First-class customizable instance variables
- Instance variables described by objects, too. This makes it easy to implement, for example, much smarter instance variables like variables that keep bidirectional managed references between two objects. A simple assignment then automatically updates the other side of the reference, too.
Part of a general language meta-model that defines many-to-one relation between package and its owner. When you secify a class package with a simple assignment, the class is added to the child entities collection of the package automatically.
Customizable metaclasses
- Objects have classes and classes have classes, too, the metaclasses. These metaclasses have a class, too, and Pharo allows using custom ones. It allows having the implementation of language features like traits as standalone libraries without any direct support in the virtual machine.
Metaclasses
Relatively low memory consumption
- Pharo, including the virtual machine, is very compact with fast startup time.
The Pharo IDE in the default configuration consuming 64MB of the physical memory
Platform-independent user interface
- The default Pharo UI looks and behaves the same way on all platforms
Pharo running in a web browser in a virtual machine written in JavaScript. The UI is the very same.
Customizable compiler
- The compiler is written in Pharo, and you can modify it as anything else in the system. You can use completely different compilers for some of your classes.
You can browse and modify the compiler on the fly
Moldable development tools
- To be more productive, blacksmiths create custom tools for their tasks. Pharo shares the same philosophy. It allows you to create naturally dedicated tools for better understanding of your problems, supporting you in faster development
Write a small simple tool that shows differences between actual and automatically formatted codes inside the Pharo class Collection
Optional complete object memory persistence
- All objects in the system can be stored at once in a platform-independent file named image. So you can, for example, save complete state of your program during debugging and restore it to try to find a different execution path or alternative solution.
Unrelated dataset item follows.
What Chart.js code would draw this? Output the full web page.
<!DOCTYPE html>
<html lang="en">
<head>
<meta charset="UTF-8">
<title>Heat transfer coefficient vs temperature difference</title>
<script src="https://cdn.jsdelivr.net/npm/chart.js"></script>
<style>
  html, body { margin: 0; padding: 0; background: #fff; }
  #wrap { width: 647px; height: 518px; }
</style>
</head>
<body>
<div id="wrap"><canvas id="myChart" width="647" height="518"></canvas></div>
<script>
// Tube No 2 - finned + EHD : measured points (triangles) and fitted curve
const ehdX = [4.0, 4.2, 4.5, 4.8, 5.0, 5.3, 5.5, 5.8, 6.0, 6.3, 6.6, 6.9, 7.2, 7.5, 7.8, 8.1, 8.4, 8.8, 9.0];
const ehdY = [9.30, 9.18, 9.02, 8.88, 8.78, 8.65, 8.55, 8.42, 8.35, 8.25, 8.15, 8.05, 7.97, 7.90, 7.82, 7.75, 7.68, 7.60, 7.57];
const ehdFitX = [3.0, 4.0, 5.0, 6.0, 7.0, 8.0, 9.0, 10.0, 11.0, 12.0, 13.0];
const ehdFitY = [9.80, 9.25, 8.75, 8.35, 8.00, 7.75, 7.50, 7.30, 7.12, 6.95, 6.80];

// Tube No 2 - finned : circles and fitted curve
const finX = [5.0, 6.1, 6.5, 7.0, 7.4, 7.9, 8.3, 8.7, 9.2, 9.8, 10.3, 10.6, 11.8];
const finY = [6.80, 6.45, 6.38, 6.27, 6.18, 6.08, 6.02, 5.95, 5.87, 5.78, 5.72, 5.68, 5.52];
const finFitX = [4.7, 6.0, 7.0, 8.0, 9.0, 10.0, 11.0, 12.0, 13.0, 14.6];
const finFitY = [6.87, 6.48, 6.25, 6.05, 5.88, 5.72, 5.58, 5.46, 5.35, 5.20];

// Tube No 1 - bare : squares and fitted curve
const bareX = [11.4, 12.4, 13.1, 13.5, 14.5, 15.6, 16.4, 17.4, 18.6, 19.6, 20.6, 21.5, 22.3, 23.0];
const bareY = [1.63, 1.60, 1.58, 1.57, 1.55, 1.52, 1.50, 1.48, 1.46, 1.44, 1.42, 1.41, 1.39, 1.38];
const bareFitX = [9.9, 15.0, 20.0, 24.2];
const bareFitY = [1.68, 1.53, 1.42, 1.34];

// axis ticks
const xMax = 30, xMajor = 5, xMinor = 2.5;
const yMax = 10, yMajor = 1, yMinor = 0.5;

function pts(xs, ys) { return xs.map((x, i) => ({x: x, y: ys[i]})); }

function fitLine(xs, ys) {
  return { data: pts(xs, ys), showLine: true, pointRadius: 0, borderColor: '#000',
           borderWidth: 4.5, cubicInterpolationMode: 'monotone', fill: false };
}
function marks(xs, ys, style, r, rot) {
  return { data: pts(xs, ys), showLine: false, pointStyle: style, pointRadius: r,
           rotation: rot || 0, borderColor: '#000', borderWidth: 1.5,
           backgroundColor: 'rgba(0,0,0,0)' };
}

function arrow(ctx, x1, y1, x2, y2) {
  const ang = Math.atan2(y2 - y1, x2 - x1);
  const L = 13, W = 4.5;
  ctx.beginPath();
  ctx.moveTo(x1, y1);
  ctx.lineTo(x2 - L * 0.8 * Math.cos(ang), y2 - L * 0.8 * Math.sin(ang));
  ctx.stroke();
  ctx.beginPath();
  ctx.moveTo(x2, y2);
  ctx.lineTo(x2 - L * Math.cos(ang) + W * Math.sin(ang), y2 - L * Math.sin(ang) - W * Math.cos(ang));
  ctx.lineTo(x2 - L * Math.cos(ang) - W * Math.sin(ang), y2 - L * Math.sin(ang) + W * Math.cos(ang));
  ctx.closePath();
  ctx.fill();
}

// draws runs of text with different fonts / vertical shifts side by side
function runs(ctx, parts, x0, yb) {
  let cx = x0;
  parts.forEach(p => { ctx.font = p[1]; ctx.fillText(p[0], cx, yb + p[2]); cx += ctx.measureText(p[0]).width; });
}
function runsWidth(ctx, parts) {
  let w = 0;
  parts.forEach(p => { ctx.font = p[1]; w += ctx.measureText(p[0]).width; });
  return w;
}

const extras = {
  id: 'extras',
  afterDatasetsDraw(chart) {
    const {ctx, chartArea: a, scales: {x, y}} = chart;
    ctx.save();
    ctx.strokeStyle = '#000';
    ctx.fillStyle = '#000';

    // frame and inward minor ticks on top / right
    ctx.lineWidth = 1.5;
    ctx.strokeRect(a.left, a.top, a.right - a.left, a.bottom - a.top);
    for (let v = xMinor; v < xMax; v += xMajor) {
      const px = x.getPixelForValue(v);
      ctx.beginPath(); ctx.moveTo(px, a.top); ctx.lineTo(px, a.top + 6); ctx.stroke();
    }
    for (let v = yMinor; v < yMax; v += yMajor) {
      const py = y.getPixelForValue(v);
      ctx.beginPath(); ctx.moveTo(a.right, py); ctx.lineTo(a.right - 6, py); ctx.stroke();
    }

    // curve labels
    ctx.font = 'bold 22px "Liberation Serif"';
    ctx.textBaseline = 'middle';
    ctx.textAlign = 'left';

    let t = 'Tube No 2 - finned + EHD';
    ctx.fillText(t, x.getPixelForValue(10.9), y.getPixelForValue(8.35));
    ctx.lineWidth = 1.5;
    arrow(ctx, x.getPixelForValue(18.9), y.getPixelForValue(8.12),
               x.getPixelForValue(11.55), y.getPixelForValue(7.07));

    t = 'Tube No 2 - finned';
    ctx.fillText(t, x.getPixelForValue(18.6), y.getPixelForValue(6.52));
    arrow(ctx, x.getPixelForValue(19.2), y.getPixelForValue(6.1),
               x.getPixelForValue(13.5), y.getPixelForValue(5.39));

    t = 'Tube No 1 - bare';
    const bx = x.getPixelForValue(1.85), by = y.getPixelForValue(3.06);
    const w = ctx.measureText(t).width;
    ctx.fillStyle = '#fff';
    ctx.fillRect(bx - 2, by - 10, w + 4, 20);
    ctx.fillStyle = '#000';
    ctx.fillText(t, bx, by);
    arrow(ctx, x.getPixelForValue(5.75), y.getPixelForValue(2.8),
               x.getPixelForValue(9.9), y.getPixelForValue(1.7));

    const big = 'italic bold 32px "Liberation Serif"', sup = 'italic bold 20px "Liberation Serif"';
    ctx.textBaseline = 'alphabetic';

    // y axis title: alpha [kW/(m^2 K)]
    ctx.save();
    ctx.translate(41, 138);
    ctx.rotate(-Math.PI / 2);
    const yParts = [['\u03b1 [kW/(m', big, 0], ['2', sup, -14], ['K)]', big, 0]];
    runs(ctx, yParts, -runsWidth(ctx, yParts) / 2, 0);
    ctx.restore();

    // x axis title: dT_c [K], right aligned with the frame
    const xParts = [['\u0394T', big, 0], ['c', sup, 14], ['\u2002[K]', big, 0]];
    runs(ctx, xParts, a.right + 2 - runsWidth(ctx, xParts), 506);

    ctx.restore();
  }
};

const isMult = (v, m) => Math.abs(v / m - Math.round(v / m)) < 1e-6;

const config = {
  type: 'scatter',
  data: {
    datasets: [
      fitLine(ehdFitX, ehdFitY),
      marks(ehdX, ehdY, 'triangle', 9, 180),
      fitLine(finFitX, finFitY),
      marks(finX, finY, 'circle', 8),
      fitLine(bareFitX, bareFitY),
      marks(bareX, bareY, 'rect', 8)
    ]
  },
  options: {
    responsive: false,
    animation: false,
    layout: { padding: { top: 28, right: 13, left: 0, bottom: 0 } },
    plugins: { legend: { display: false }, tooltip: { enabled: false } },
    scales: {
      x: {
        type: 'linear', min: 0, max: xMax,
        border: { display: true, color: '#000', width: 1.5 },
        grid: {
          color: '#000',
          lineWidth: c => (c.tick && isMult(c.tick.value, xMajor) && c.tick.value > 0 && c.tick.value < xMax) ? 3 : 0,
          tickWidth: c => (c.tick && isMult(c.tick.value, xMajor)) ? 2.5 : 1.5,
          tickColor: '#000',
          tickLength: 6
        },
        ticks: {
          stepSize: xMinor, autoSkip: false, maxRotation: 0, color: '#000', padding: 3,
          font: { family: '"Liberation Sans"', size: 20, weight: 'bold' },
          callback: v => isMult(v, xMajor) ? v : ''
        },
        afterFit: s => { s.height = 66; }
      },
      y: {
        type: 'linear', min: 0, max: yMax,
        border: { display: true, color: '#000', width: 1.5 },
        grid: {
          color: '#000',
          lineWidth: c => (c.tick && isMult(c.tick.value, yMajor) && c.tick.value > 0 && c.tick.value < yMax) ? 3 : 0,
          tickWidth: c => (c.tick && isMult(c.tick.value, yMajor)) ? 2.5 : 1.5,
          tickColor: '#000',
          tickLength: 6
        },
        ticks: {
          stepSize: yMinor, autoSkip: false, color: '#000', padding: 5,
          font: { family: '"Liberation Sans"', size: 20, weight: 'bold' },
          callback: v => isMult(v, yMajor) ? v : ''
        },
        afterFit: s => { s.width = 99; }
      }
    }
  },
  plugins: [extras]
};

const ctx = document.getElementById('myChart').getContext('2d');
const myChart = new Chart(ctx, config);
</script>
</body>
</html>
Install a breakpoint, run the application, and when the debugger appears, save the system state. Do some steps inside the debugger and then close Pharo. Recover the saved state and repeat the stepping.
Integrated Git support
- Pharo has advanced integrated Git support that goes beyond the standard level of files. You can merge your branches on the granularity of particular methods, browse their history, create pull-requests directly from the IDE, and so on.
The built-in Git manager named Iceberg
Fast objects serialization
- All objects, including classes or running contexts, can be serialized to a file. You can, for example, store the state of a debugger with the content of current stack and attach it to the issue report.
Saving of a call stack to a file
Arithmetic precision
- Pharo can use fractions, scaled decimals, large integers and so on to work with numbers without loss of arithmetic precision.
Pharo and the 0.30000000000000004 problem
Simple connection to native libraries
- Pharo includes an FFI interface that makes the creation of bindings to C libraries very straightforward.
Part of the GTK binding. The definitions are very natural.
Easy use of proxy objects
- Ability to easily create proxy objects - objects that process and/or resend all messages to another object, is essential to object-oriented languages.
RaspberryPi GPIO ports displayed on a remote Pharo instance
Rigid system nature
- In Pharo, the programmers have almost absolute freedom to customize the system and use many potentially dangerous features. On the other hand, most programmers will use them with deliberation, because Pharo, by default, provides a powerful standard library and tools that shape how to use the system the right way. Instead of making the language strict, it guides the programmers to do things right.